Now take the code you originally wrote to calculate someone's age from the `File IO` notebook and turn it into a function.

In [None]:
def calculate_age( ):
    """
    
    """
    return

In [2]:
calculate_age({'month': 3, 'day':7, 'year': 1986})

Great! But one thing is that our calculate age function takes in a birth month, day, and year and then calculates the age given the current year.

Our input data is actually a `string` of the format `M/D/YY`. Turning a `string` into numerals of birth month, day, and year doesn't sound like it's a part of the mission in a function named `calculate_age()`.

So let's make another function called `clean_dob()` that will transform this string into the birth month, day, and year.

In [None]:
def clean_dob(dob_string):
    '''
    Takes a date string of "M/D/YY" and converts it to the month, day, and year parts as integers
    Returns those integer dates in a dictionary.
    input:
        * dob_string - str, birthday string of form "M/D/YY"
    output:
        * dob - dictionary, {"month": int, "day": int, "year": int}
    '''
    
    return dob

In [None]:
clean_dob('8/7/1985')

Now let's add this cleaning function back to our `parse_student_record()` function.

Copy the above code 

In [None]:
def parse_student_record(filename):
    '''
    Parses a student record file into a dictionary
    input:
        filename - str, path to the file
    output:
        data - dict, student attribute data
    '''
    #Copy our code from above
    
    data['Date of Birth'] = clean_dob(data['Date of Birth'])
    
    return data

In [None]:
buzz_baker = parse_student_record('../Data/Roster/Buzz_Baker_618.txt')

if buzz_baker['Date of Birth']['month'] == 4:
    print("Success! You are a rock star!")

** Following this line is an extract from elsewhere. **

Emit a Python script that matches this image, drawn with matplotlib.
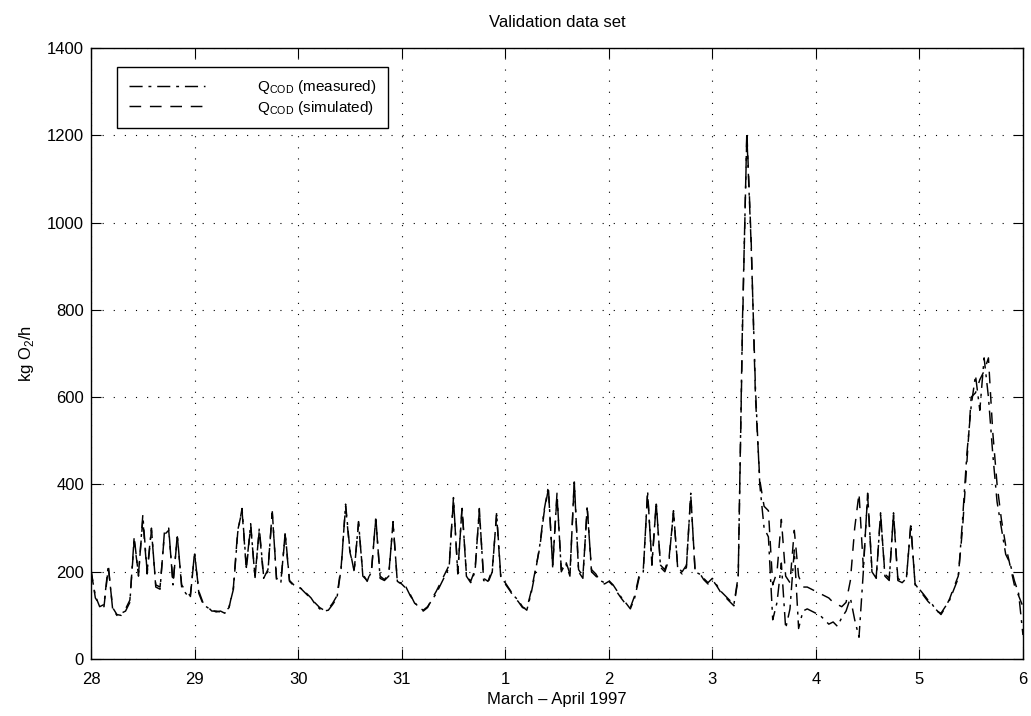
import numpy as np
import matplotlib.pyplot as plt

plt.rcParams['font.family'] = ['Liberation Sans', 'DejaVu Sans']

# hourly values, kg O2/h, from 28 March 00:00 to 6 April 00:00
measured = [
    # 28 March
    200, 145, 120, 125, 215, 115, 100, 105, 110, 130, 280, 190,
    330, 200, 300, 165, 160, 290, 300, 170, 285, 165, 150, 140,
    # 29 March
    245, 150, 125, 118, 112, 108, 110, 105, 120, 160, 290, 345,
    210, 310, 185, 300, 190, 200, 340, 180, 175, 290, 180, 170,
    # 30 March
    165, 160, 150, 140, 125, 115, 110, 112, 125, 140, 210, 355,
    250, 200, 315, 190, 180, 200, 325, 185, 180, 190, 315, 175,
    # 31 March
    175, 165, 145, 130, 118, 112, 120, 135, 150, 170, 190, 210,
    370, 195, 350, 190, 175, 200, 345, 180, 175, 200, 335, 185,
    # 1 April
    175, 160, 145, 135, 120, 112, 150, 200, 260, 340, 395, 210,
    380, 200, 220, 190, 410, 200, 185, 350, 200, 190, 180, 175,
    # 2 April
    180, 170, 155, 140, 128, 115, 140, 185, 200, 385, 215, 360,
    210, 200, 230, 340, 205, 195, 210, 380, 200, 195, 185, 175,
    # 3 April
    185, 170, 155, 145, 135, 125, 190, 780, 1200, 950, 620, 400,
    300, 280, 90, 130, 220, 70, 115, 250, 70, 110, 115, 110,
    # 4 April
    105, 100, 90, 80, 85, 75, 95, 110, 140, 90, 50, 200,
    380, 200, 185, 335, 190, 180, 335, 180, 175, 185, 310, 170,
    # 5 April
    160, 148, 135, 125, 110, 105, 120, 135, 160, 185, 320, 470,
    580, 650, 570, 690, 600, 470, 360, 300, 240, 220, 180, 150,
    # 6 April
    55,
]

simulated = [
    # 28 March
    205, 140, 125, 120, 210, 118, 102, 100, 115, 135, 270, 195,
    320, 195, 295, 170, 165, 285, 295, 175, 280, 170, 155, 145,
    # 29 March
    240, 155, 128, 120, 110, 110, 108, 108, 118, 165, 295, 340,
    205, 305, 190, 295, 185, 205, 335, 185, 178, 285, 178, 168,
    # 30 March
    168, 158, 148, 138, 128, 118, 112, 115, 128, 145, 215, 350,
    245, 205, 310, 195, 178, 205, 320, 190, 182, 195, 310, 178,
    # 31 March
    172, 162, 148, 128, 120, 110, 118, 138, 155, 175, 195, 215,
    365, 200, 345, 195, 178, 205, 340, 185, 178, 205, 330, 182,
    # 1 April
    172, 158, 142, 132, 118, 115, 155, 205, 255, 335, 390, 215,
    375, 205, 225, 195, 405, 205, 190, 345, 205, 195, 178, 172,
    # 2 April
    178, 168, 152, 138, 125, 118, 145, 190, 205, 380, 220, 355,
    215, 205, 235, 335, 210, 200, 215, 375, 205, 198, 182, 172,
    # 3 April
    182, 168, 152, 142, 132, 122, 185, 760, 1210, 960, 600, 410,
    350, 340, 170, 200, 320, 190, 175, 295, 190, 165, 165, 160,
    # 4 April
    155, 150, 145, 140, 130, 125, 120, 130, 180, 300, 380, 210,
    375, 205, 190, 330, 195, 185, 330, 185, 178, 188, 305, 172,
    # 5 April
    158, 145, 132, 122, 112, 102, 118, 138, 165, 190, 300, 450,
    600, 610, 640, 660, 690, 520, 400, 320, 260, 215, 170, 145,
    # 6 April
    120,
]

day_labels = ['28', '29', '30', '31', '1', '2', '3', '4', '5', '6']

t_meas = np.arange(len(measured)) / 24.0
t_sim = np.arange(len(simulated)) / 24.0

fig = plt.figure(figsize=(10.31, 7.16), dpi=100)
ax = fig.add_axes([0.0883, 0.0795, 0.9039, 0.8535])

ax.plot(t_meas, measured, color='black', linewidth=1.05,
        dashes=(9, 4, 2, 4), label=r'Q$_{\mathregular{COD}}$ (measured)')
ax.plot(t_sim, simulated, color='black', linewidth=1.05,
        dashes=(8, 6), label=r'Q$_{\mathregular{COD}}$ (simulated)')

ax.set_xlim(0, 9)
ax.set_ylim(0, 1400)
ax.set_xticks(range(len(day_labels)))
ax.set_xticklabels(day_labels)
ax.set_yticks(range(0, 1401, 200))

ax.tick_params(direction='in', top=True, right=True, length=7, width=0.8,
               labelsize=12)
ax.tick_params(axis='x', pad=9)
ax.tick_params(axis='y', pad=5)
ax.grid(True, color='black', linestyle=(0, (1, 9)), linewidth=0.8)
for s in ax.spines.values():
    s.set_linewidth(1.0)

ax.set_title('Validation data set', fontsize=12, pad=15)
ax.set_xlabel('March \u2013 April 1997', fontsize=12, labelpad=4)
ax.set_ylabel(r'kg O$_{\mathregular{2}}$/h', fontsize=12, labelpad=8)

leg = ax.legend(loc='upper left', bbox_to_anchor=(0.028, 0.969),
                borderaxespad=0, fontsize=11, handlelength=5.0,
                handletextpad=3.4, fancybox=False, framealpha=1,
                edgecolor='black', borderpad=0.75, labelspacing=0.15)
leg.get_frame().set_linewidth(1.0)

plt.savefig('out.png', dpi=100)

Now as a little exercise, let's find the number of people that were born in 1975

In [None]:
#This is your list of people born in 1975
born_in_1975 = []
#This is your file location
data_dir = '../Data/Roster'
#First you need to get all of the student files
data_files = find_student_records(data_dir)
#Now go through each file
for filename in data_files:
    #First we parse the student record into the dictionary
    data = parse_student_record(filename)
    #Now what field will let us check if a person is born in 1975?
    if ________ == 1975:
        #If you want to keep track of a person in 1975
        #You should keep track of it outside of this for loop
        #Remember that we lose anything inside the for loop once the loop finishes
        #So where could you possibly store someone's data that is born in 1975...
        #hmmm....................
        
#Now I wanted to know the number of people born in 1975
#What was that number
        

Excellent! But how many of those people born in 1975 were also born in March?

In [None]:
born_in_march = []
#I'll help you out here, you should iterate through the list of people born in 1975
for person in born_in_1975:
    #I'll let you figure out this part here
    
#Don't forget to tell me your answer!!!!
len(born_in_march)

Excellent work! There's always more to do (like maybe calculating the tallest person in our roster), but you're really a function master now!